François de Rugy affirme que les plus riches ne sont pas si bien lotis, qu'il y a eu 11 milliards de baisse de la taxe d’habitation, contre trois milliards pour l’ISF.
Vrai-Faux : les syndicats unis contre le "Président des Riches".
Vous verrez le slogan inscrit sur les banderoles aujourd’hui, et cet épouvantail embarrasse le président Macron. C'est une caricature, dénonce le président de l’Assemblée nationale François de Rugy, qui soutient, chiffres à l’appui, que la politique du gouvernement profite à tout le monde.
"Quand vous baissez la taxe d’habitation de 11 milliards, je le mets en comparaison avec la baisse de l’ISF puisque c'est ça, la fameuse mesure quand tout le monde dit que c'est le PR des riches. C'est 3,5 milliards d'euros de baisse de l’ISF, 11 milliards sur la taxe d'habitation".
Les plus riches ne sont pas mieux lotis que les autres. Vrai ou faux ?
C’est faux. Et la comparaison est vraiment maladroite, parce que l’enveloppe de la taxe d'habitation, 17 millions de ménages vont se la partager, contre 300.000 pour celle de l'ISF. Le gain moyen ne sera évidemment pas le même. C’est un choix politique, pour relancer l'économie et faire baisser le chômage. Mais un choix qui reste, visiblement, difficile à assumer.
Car oui, les mesures votées pour 2018 vont profiter aux plus riches. L’ISF sera transformé en impôt sur la fortune immobilière (100.000 contribuables seulement devraient continuer à le payer, contre 350.000 aujourd’hui), et la flat taxe sur les revenus du capital profitera à une minorité, difficile à chiffrer car Bercy n’a pas de données fiables sur les patrimoines. On sait quand même que l’impôt qu’acquittaient ces 350 000 contribuables très aisés va baisser de 3,2 milliards en 2018, auxquels il faut ajouter les 1,3 milliards de pertes due à la flat taxe : en tout, 4 milliards et demi seront rendus, l'an prochain, aux Français les plus riches.

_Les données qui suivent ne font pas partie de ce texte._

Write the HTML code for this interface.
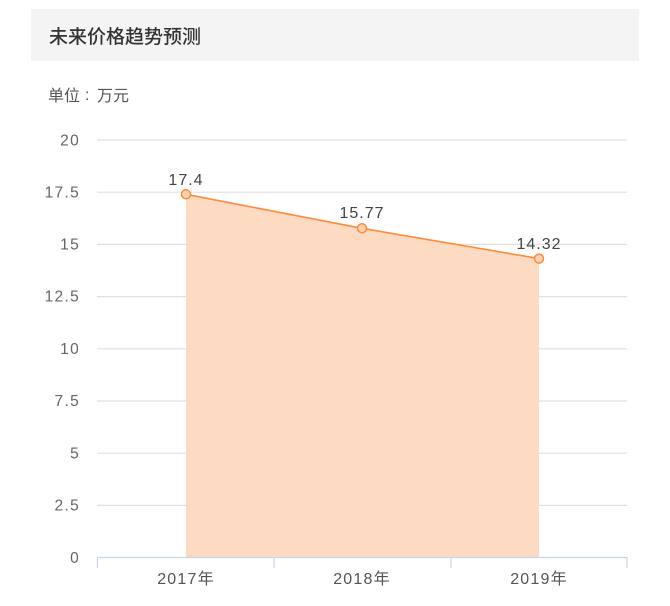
<!DOCTYPE html>
<html><head><meta charset="utf-8"><style>
html,body{margin:0;padding:0;background:#fff;width:670px;height:606px;overflow:hidden}
svg{display:block}
</style></head><body>
<svg width="670" height="606" viewBox="0 0 670 606" xmlns="http://www.w3.org/2000/svg" font-family="'Liberation Sans','Noto Sans CJK SC',sans-serif">
<rect x="31" y="9" width="608" height="52" fill="#f4f4f4"/>
<text x="49" y="43" font-size="19" fill="#333" font-family="'Noto Sans CJK SC',sans-serif" font-weight="500">未来价格趋势预测</text>
<g font-size="16" fill="#555" font-family="'Noto Sans CJK SC',sans-serif">
<text x="48" y="101">单位</text>
<text x="85" y="100" font-family="'Liberation Sans',sans-serif">:</text>
<text x="97" y="101">万元</text>
</g>
<g stroke="#e0e0e0" stroke-width="1.2">
<line x1="97" y1="140" x2="627" y2="140"/>
<line x1="97" y1="192.2" x2="627" y2="192.2"/>
<line x1="97" y1="244.4" x2="627" y2="244.4"/>
<line x1="97" y1="296.6" x2="627" y2="296.6"/>
<line x1="97" y1="348.8" x2="627" y2="348.8"/>
<line x1="97" y1="401" x2="627" y2="401"/>
<line x1="97" y1="453.2" x2="627" y2="453.2"/>
<line x1="97" y1="505.4" x2="627" y2="505.4"/>
</g>
<g font-size="15.5" fill="#666" text-anchor="end" letter-spacing="1.3">
<text x="80" y="145.5">20</text>
<text x="80" y="197.5">17.5</text>
<text x="80" y="249.5">15</text>
<text x="80" y="301.5">12.5</text>
<text x="80" y="354">10</text>
<text x="80" y="406">7.5</text>
<text x="80" y="458.5">5</text>
<text x="80" y="510.5">2.5</text>
<text x="80" y="563">0</text>
</g>
<polygon points="186,194.3 362,228.3 539,258.6 539,557.5 186,557.5" fill="#fddbc3"/>
<polyline points="186,194.3 362,228.3 539,258.6" fill="none" stroke="#ff8a3a" stroke-width="1.6"/>
<g fill="#fdd3b3" stroke="#ff8a3a" stroke-width="1.5">
<circle cx="186" cy="194.3" r="4.5"/>
<circle cx="362" cy="228.3" r="4.5"/>
<circle cx="539" cy="258.6" r="4.5"/>
</g>
<g font-size="16" fill="#444" text-anchor="middle" letter-spacing="1">
<text x="186" y="185">17.4</text>
<text x="362" y="218">15.77</text>
<text x="539" y="249">14.32</text>
</g>
<g stroke="#c6d6ec" stroke-width="1.2">
<line x1="97" y1="557.5" x2="627" y2="557.5"/>
<line x1="97.5" y1="557" x2="97.5" y2="568"/>
<line x1="274" y1="557" x2="274" y2="568"/>
<line x1="451" y1="557" x2="451" y2="568"/>
<line x1="627" y1="557" x2="627" y2="568"/>
</g>
<g font-size="16" fill="#555" text-anchor="middle" letter-spacing="1.2">
<text x="186" y="584">2017年</text>
<text x="362" y="584">2018年</text>
<text x="539" y="584">2019年</text>
</g>
</svg>
</body></html>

Le gain moyen atteint 12.000 euros, quand les autres, ceux qui vont voir baisser leur taxe d’habitation, auront beaucoup moins : 166 euros en moyenne en 2018, selon les calculs de la Commission des Finances du Sénat, donc 72 fois moins.
Évidemment, cette comparaison est elle aussi grossière, car l'impôt sur la fortune n’est pas un impôt juste. Il frappe lourdement les petites fortunes, qui paient déjà un maximum d’impôt sur le revenu. Toutes ne seront pas gagnantes, d’ailleurs, avec la réforme, puisque leurs biens immobiliers vont concentrer désormais l’essentiel de l'impôt. Les vraies gagnants restent les très grandes fortunes, de plusieurs millions d’euros, dont les actifs se répartissent davantage en action.
Mais la baisse de la taxe d’habitation, elle, va profiter à tout le monde ?
Non, justement. Cette taxe d’habitation aujourd’hui, les plus modestes ne la paient pas : cinq millions de foyers, en 2017, sont exonérés ou ont, par un jeu d’abattements, une taxe nulle. Pour eux la réforme ne change rien. Et 7,5 millions de foyers paient un montant plafonné. Aujourd’hui, en réalité, moins de 16 millions de foyers acquittent la taxe d’habitation à taux plein. En 2018, ils ne seront qu’en partie exonérés, puisque la réforme s’étale sur trois ans, pour un coût de trois milliards d’euros. Les 11 milliards dont parle Monsieur de Rugy ne viendront qu'en 2020, quand la réforme sera totalement appliquée. Cette année-là, le gain moyen sera de 554 euros par foyer, avec des disparités, car on ne paie pas la même taxe selon la commune où l'on réside, la qualité du bien. Les ménages les plus modestes (ceux des 1er, deuxième décile de niveau de vie), ne vont pas gagner grand-chose, et comme ils vont subir, aussi, la hausse de la CSG, de la fiscalité indirecte, la baisse des aides au logement. Il n’est pas certain qu’ils s’y retrouvent. C’est cette inquiétude que vous entendrez aujourd’hui dans la rue.